Despite the scoreline against Southampton, this was a tight game, right in the balance until Ashley Barnes rammed the opening goal past Angus Gunn in typical fashion just after the hour.
It looked a case of who nicked the first goal would surely go on to win, and Burnley, as ever, found a way.
It wasn’t pretty, but in the conditions, with an awful, swirling wind and incessant rain, the Clarets adapted and mixed up their play.
Barnes twice got on the end of assists from debutant Erik Pieters, the first, merely helping the ball on with the outside of his left foot, only for Jannick Vestergaard to misread the flight, with Barnes seizing on his mistake, controlling instantly and lashing home.
The second came from a more measured outswinging cross, which Barnes latched onto to send a side-foot volley inside the far post.
Johann Berg Gudmundsson put the icing on the cake with a sublime finish after his own press forced another error from a crumbling Saints backline.
Burnley, as per Dyche’s mantra, having scored at one end, kept the ball out at the other, with Nick Pope only really tested once, in the first half, as he touched over a fierce effort from Southampton’s only attacking threat on the day, Nathan Redmond.
The Clarets, who faced more shots on goal than any other side in the top flight last season, looked back to the side which keeps teams at arm’s length, restricting the quality of their chances.
As one former Burnley manager would say, one swallow doesn’t make a summer.

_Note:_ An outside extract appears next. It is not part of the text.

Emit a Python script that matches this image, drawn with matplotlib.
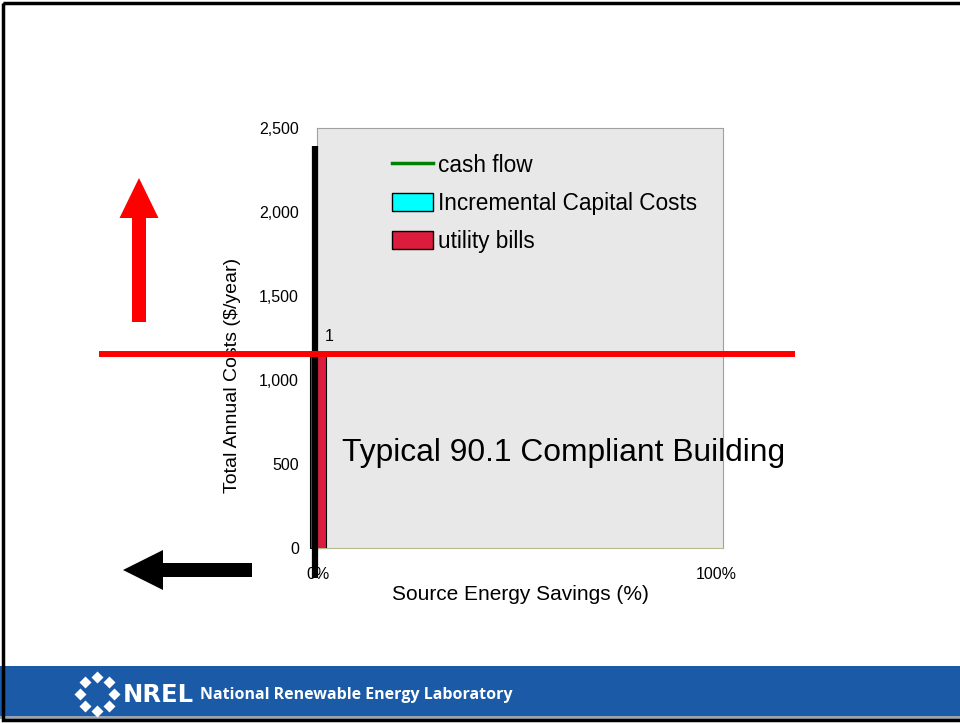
"""Recreate the NREL 'total annual costs vs source energy savings' slide chart."""

import math

import matplotlib

matplotlib.use("Agg")
import matplotlib.pyplot as plt
from matplotlib.lines import Line2D
from matplotlib.patches import FancyArrow, Patch, Rectangle
from matplotlib.ticker import FuncFormatter

plt.rcParams["font.family"] = ["Liberation Sans", "DejaVu Sans"]

# data
savings = [0.0]            # source energy savings (fraction)
utility_bills = [1167]     # $/year
capital_costs = [0]        # $/year
case_labels = ["1"]
y_ticks = [0, 500, 1000, 1500, 2000, 2500]
x_ticks = [0.0, 1.0]
x_tick_labels = ["0%", "100%"]

W, H = 960, 723
fig = plt.figure(figsize=(W / 100, H / 100), dpi=100)
fig.patch.set_facecolor("white")


def px_box(x0, y0, x1, y1):
    """pixel box (top-left origin) -> figure fraction rect"""
    return [x0 / W, 1 - y1 / H, (x1 - x0) / W, (y1 - y0) / H]


ax = fig.add_axes(px_box(317, 128, 723, 548))
ax.set_facecolor("#e8e8e8")
for side in ["top", "left", "right"]:
    ax.spines[side].set_color("#a0a0a0")
ax.spines["bottom"].set_color("#b8b890")

ax.bar(savings, capital_costs, width=0.04, bottom=utility_bills,
       color="cyan", edgecolor="black", linewidth=0.8, clip_on=False)
ax.bar(savings, utility_bills, width=0.04, color="#dc1c3c",
       edgecolor="black", linewidth=0.8, clip_on=False)
for x, y, lab in zip(savings, utility_bills, case_labels):
    ax.annotate(lab, (x + 0.02, y), xytext=(2, 6), textcoords="offset points",
                fontsize=11.5, ha="center", va="bottom")

ax.set_xlim(-0.0025, 1.0176)
ax.set_ylim(0, 2500)
ax.set_yticks(y_ticks)
ax.yaxis.set_major_formatter(FuncFormatter(lambda v, p: f"{int(v):,}"))
ax.set_xticks(x_ticks)
ax.set_xticklabels(x_tick_labels)
ax.tick_params(length=0, labelsize=11.5)
ax.tick_params(axis="y", pad=13)
ax.tick_params(axis="x", pad=14)
ax.set_ylabel("Total Annual Costs ($/year)", fontsize=14)
ax.yaxis.set_label_coords(-0.188, 0.41)
ax.set_xlabel("Source Energy Savings (%)", fontsize=15, labelpad=2)

handles = [
    Line2D([], [], color="#008000", lw=2.5),
    Patch(facecolor="cyan", edgecolor="black"),
    Patch(facecolor="#dc1c3c", edgecolor="black"),
]
ax.legend(handles, ["cash flow", "Incremental Capital Costs", "utility bills"],
          loc="upper left", bbox_to_anchor=(0.163, 0.96), frameon=False,
          fontsize=16.3, handlelength=1.78, handleheight=0.85,
          handletextpad=0.25, labelspacing=0.66, borderaxespad=0)

# slide overlay in pixel coordinates
ov = fig.add_axes([0, 0, 1, 1], zorder=10)
ov.set_xlim(0, W)
ov.set_ylim(H, 0)
ov.axis("off")
ov.patch.set_alpha(0)

ov.plot([315, 315], [146, 578], color="black", lw=4.5, solid_capstyle="butt")
ov.plot([99, 795], [354, 354], color="#ff0000", lw=4.3, solid_capstyle="butt")
ov.add_patch(FancyArrow(139, 322, 0, -144, width=14, head_width=39,
                        head_length=40, length_includes_head=True,
                        color="#ff0000", lw=0))
ov.add_patch(FancyArrow(252, 570, -129, 0, width=14, head_width=40,
                        head_length=40, length_includes_head=True,
                        color="black", lw=0))
ov.text(342, 453, "Typical 90.1 Compliant Building", fontsize=22.9,
        ha="left", va="center")

# footer band
ov.add_patch(Rectangle((0, 666), W, 50, color="#1b5aa6", lw=0))
ov.add_patch(Rectangle((0, 716), W, 3, color="#9aa4b0", lw=0))
for i in range(8):
    a = i * math.pi / 4
    ov.plot(97 + 17 * math.cos(a), 694 + 17 * math.sin(a), marker="D",
            color="white", ms=6, mec="none")
ov.text(123, 695, "NREL", color="white", fontsize=17.5, fontweight="heavy",
        ha="left", va="center", family=["DejaVu Sans"])
ov.text(200, 695, "National Renewable Energy Laboratory", color="white",
        fontsize=11.5, fontweight="bold", ha="left", va="center",
        family=["Open Sans", "DejaVu Sans"])

# slide border
ov.add_patch(Rectangle((3, 3), W, 717, fill=False, edgecolor="black", lw=2.5))

fig.savefig("out.png", dpi=100)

And Dyche was eager to impress that there is a long way to go, especially when you see trips to the Emirates and Molineux next up, before the visit of the champions of Europe.
A biggest opening day win since 1966, against Sheffield United - which, coincidentally was goalless at half-time - was a dream start.
But you get the impression that Dyche and his players will ram a few pre-season predictions of their demise down everyone’s throats again.
Bear in mind the result was achieved with a bench boasting the likes of Jay Rodriguez, Ben Gibson, Jeff Hendrick, Aaron Lennon and Joe Hart, with Danny Drinkwater, Charlie Taylor, Matej Vydra, Robbie Brady and Steven Defour not even in the 18, there is quality and depth at Turf Moor.
The Premier League should underestimate them, and Dyche, at their peril.